Supplied material:
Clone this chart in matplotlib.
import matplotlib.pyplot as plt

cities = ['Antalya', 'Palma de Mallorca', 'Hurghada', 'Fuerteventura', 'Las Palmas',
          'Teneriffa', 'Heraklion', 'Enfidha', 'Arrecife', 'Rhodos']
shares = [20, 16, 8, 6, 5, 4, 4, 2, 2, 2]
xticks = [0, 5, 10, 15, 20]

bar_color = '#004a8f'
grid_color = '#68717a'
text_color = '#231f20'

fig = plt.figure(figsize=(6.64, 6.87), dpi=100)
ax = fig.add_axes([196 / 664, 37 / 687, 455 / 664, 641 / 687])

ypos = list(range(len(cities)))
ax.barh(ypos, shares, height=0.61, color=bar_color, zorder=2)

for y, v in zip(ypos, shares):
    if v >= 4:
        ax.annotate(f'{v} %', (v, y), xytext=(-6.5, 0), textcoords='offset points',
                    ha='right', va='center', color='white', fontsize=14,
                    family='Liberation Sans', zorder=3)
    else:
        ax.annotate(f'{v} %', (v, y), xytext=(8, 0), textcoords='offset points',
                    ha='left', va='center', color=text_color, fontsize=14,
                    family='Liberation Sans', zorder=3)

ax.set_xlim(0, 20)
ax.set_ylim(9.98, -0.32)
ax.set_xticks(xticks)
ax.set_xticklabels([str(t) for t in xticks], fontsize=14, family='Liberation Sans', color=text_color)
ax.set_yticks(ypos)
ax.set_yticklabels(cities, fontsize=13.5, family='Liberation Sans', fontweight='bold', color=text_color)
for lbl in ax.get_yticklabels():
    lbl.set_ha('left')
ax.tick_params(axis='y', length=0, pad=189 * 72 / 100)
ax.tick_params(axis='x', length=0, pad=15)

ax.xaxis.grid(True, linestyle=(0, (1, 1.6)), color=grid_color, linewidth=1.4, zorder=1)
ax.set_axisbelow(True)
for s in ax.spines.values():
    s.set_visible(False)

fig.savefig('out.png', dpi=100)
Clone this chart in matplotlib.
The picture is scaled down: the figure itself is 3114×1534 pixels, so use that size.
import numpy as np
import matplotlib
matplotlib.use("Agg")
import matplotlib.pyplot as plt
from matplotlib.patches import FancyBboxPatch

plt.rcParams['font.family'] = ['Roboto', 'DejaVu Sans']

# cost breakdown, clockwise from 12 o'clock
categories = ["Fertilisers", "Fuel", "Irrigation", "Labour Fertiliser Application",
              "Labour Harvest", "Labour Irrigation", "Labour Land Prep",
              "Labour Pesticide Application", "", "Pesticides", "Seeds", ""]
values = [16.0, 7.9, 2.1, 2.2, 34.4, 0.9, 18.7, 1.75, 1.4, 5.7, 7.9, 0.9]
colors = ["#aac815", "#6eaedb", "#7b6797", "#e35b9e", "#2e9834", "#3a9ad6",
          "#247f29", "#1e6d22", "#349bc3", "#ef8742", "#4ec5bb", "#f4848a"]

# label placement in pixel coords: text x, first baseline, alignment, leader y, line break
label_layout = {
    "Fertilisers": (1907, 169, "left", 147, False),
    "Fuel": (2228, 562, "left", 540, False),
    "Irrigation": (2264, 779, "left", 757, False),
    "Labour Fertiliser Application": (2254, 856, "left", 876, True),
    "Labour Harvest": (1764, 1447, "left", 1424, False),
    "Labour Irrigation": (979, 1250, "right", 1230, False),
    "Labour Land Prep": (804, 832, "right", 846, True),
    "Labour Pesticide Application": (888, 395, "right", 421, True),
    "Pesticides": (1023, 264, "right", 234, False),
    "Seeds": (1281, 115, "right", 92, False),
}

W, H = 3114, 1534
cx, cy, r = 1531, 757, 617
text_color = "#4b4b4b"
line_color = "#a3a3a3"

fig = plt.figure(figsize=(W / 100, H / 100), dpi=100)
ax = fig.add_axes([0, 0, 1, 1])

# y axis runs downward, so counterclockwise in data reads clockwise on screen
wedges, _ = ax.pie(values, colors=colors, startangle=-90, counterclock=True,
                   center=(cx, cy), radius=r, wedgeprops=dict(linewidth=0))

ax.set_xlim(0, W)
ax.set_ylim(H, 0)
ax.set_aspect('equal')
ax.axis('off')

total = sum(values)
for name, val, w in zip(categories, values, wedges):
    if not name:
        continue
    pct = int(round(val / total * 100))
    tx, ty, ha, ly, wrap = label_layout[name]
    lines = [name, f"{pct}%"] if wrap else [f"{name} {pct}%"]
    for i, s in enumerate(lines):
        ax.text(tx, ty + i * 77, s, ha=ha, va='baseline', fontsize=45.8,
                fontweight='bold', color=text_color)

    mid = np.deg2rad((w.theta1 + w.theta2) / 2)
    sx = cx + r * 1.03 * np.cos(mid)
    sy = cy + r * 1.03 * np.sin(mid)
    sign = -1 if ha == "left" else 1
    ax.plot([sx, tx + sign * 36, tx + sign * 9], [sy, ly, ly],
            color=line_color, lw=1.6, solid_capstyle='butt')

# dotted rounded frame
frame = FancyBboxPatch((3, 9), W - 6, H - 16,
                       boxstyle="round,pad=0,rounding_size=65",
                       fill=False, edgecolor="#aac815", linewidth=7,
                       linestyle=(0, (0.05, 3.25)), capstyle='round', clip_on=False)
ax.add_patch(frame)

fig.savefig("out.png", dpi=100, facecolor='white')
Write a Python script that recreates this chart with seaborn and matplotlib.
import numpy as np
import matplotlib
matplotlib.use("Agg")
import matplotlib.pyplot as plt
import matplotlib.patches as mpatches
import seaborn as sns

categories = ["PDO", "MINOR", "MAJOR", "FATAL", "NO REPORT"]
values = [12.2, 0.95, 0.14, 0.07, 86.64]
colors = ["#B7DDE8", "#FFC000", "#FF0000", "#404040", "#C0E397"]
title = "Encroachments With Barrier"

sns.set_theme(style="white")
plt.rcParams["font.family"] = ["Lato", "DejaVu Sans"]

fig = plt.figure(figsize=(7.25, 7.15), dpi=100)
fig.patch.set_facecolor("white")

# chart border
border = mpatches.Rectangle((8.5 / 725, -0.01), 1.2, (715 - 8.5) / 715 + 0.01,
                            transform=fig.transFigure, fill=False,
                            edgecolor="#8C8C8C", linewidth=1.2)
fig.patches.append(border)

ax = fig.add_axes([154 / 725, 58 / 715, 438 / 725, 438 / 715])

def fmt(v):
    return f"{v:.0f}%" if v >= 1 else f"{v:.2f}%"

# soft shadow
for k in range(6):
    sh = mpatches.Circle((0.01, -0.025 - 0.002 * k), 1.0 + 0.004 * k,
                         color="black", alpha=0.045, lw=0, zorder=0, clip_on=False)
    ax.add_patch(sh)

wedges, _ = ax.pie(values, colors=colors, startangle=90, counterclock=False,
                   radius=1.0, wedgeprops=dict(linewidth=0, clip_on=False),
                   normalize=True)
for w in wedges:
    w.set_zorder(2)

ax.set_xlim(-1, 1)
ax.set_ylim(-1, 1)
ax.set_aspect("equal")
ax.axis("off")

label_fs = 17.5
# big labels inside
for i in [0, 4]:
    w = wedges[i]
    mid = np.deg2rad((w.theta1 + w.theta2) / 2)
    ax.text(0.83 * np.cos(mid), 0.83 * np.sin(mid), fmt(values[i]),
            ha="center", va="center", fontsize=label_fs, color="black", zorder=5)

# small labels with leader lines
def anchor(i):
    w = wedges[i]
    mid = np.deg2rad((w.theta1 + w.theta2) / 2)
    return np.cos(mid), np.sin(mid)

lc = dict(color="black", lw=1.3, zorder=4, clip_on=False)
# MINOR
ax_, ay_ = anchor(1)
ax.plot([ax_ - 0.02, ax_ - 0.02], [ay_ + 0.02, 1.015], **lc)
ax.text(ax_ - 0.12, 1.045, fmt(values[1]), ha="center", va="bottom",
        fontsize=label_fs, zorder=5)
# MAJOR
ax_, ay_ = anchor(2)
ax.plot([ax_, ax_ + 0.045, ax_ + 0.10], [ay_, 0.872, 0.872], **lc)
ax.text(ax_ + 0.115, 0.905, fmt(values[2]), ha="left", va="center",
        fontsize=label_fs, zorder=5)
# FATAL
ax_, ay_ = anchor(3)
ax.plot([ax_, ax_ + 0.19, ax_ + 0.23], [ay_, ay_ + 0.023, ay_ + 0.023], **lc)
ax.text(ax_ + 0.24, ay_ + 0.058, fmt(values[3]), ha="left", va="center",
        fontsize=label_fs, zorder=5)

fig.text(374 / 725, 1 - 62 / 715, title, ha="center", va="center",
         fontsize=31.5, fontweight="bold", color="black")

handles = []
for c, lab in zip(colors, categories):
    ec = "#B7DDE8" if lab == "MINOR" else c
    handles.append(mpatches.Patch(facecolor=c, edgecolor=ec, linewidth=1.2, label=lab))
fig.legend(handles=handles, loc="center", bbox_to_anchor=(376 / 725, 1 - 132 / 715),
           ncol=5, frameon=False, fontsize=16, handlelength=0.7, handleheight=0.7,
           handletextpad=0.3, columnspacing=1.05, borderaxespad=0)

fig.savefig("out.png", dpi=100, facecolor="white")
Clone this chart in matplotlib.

Task instructions:
Transcribe each line of the data above, unaltered, from the one where "Write a Python" appears to the one where "v >= 1 else" appears, inclusive of both.

Response to the task:
Write a Python script that recreates this chart with seaborn and matplotlib.
import numpy as np
import matplotlib
matplotlib.use("Agg")
import matplotlib.pyplot as plt
import matplotlib.patches as mpatches
import seaborn as sns

categories = ["PDO", "MINOR", "MAJOR", "FATAL", "NO REPORT"]
values = [12.2, 0.95, 0.14, 0.07, 86.64]
colors = ["#B7DDE8", "#FFC000", "#FF0000", "#404040", "#C0E397"]
title = "Encroachments With Barrier"

sns.set_theme(style="white")
plt.rcParams["font.family"] = ["Lato", "DejaVu Sans"]

fig = plt.figure(figsize=(7.25, 7.15), dpi=100)
fig.patch.set_facecolor("white")

# chart border
border = mpatches.Rectangle((8.5 / 725, -0.01), 1.2, (715 - 8.5) / 715 + 0.01,
                            transform=fig.transFigure, fill=False,
                            edgecolor="#8C8C8C", linewidth=1.2)
fig.patches.append(border)

ax = fig.add_axes([154 / 725, 58 / 715, 438 / 725, 438 / 715])

def fmt(v):
    return f"{v:.0f}%" if v >= 1 else f"{v:.2f}%"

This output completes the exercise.